Last October, a reported 9,945 refugees arrived in the US, but that figure steadily declined to just 2,070 in March, a six-year low, according to data released by the Refugee Processing Center (RPC). 

RPC did record a slight uptick last month, however, with 3,316 refugees coming in.

Soon after taking office in January, Trump signed the “Protecting The Nation From Foreign Terrorist Entry Into The United Statesexecutive order, temporarily barring residents from seven Muslim-majority countries from traveling to the US. The executive order was struck down by a federal judge just after it went into effect.

Despite being blocked by the courts, the number of refugees entering the US fell from 6,777 in January to 4,580 in February, according to the RPC.

The executive order also suspended any Syrian refugees from entering the country until Trump “determined that sufficient changes have been made to the USRAP to ensure that admission of Syrian refugees is consistent with the national interest.

Refugees from Syria dropped from 1,318 in January to 673 in February, according to the RPC.

After the first executive order was blocked in the courts, Trump signed a revised executive order of the same name in March, temporarily blocking residents from six predominantly Muslim countries from entering the US, which was blocked by a federal judge before it could take effect.

Still, refugee entry to the US fell from 4,580 in February to 2,070 in March.

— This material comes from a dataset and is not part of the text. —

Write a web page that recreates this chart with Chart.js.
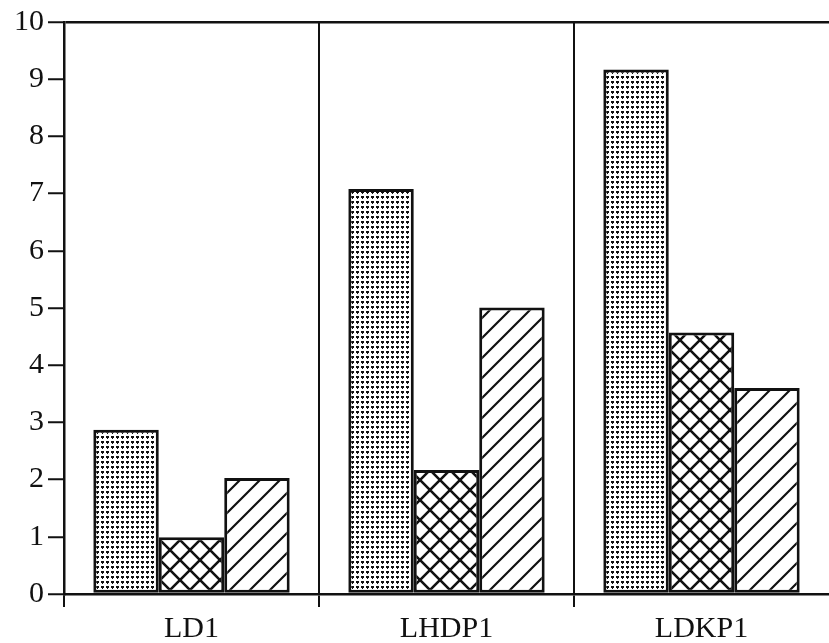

While the second executive order left Iraq off the list of banned countries, only 192 Iraqi refugees came to the US, down from 643 in February. Additionally, the revised executive order did not include the same restrictions for Syrian refugees, however. The number of refugees from that country also dropped from 673 in February to 282 in March.

Both executive orders also decreased the maximum admittances to the US from 110,000 to 50,000 for the 2017 fiscal year. The 50,000 cap was not blocked by a court until mid-March. While the cap was in effect, the State Department was forced to greatly slow monthly arrivals.

Erol Kekic, executive director of the Immigration and Refugee Program for Church World Service, told the Associated Press that their program, which is one of the world’s largest resettlement organizations, “simply can’t be turned on and off like a faucet.” 

The courts have since returned the cap on refugees to 110,000 a year, but the US is only estimated to take in 60,000 in the 2017 fiscal year, according to AP.

Tickets were canceled, exit permits were canceled,” Kay Bellor, vice president of programs for the resettlement agency, Lutheran Immigration and Refugee Services, told AP. “You can’t just turn around and say, ‘everybody get back on the plane.’

The state that accepted the most refugees and Special Immigrant Visa recipients in the fiscal year 2017 was Texas, with a total of 1,403 recorded by the RPC.

In September, Texas Governor Greg Abbott withdrew the state from the federal resettlement program, which he said was “riddled with serious problems that pose a threat to our nation,” in a press release announcing the withdrawal. 

In April, the Texas Senate passed legislation to abolish the state's Office of Immigration and Refugee Affairs and the Governor ’s Advisory Committee on Immigration and Refugees.

I think it would be a good idea to have a time-out on the whole resettlement program,” Texas state Senator Don Huffines (R-Dallas) who authored the bill, told the Associated Press. “We’ve got to keep Texas safe.”

In March, Tennessee became the first state to sue the federal government over refugee resettlement on the grounds that it violates the Tenth Amendment of the US Constitution. The lawsuit alleges that the federal government cannot force the states to pay for the refugee resettlement program. 

The state is asking the court to stop resettling refugees in Tennessee until all costs associated with the settlement are incurred by the federal government.

The RPC reported that more than two-thirds of the total refugees come from Africa and Near East/South Asia. In April, more refugees came from the Democratic Republic of Congo than any other country, with 607 recorded by the RPC. While in March, more refugees came from Somalia, with 335 recorded by the RPC.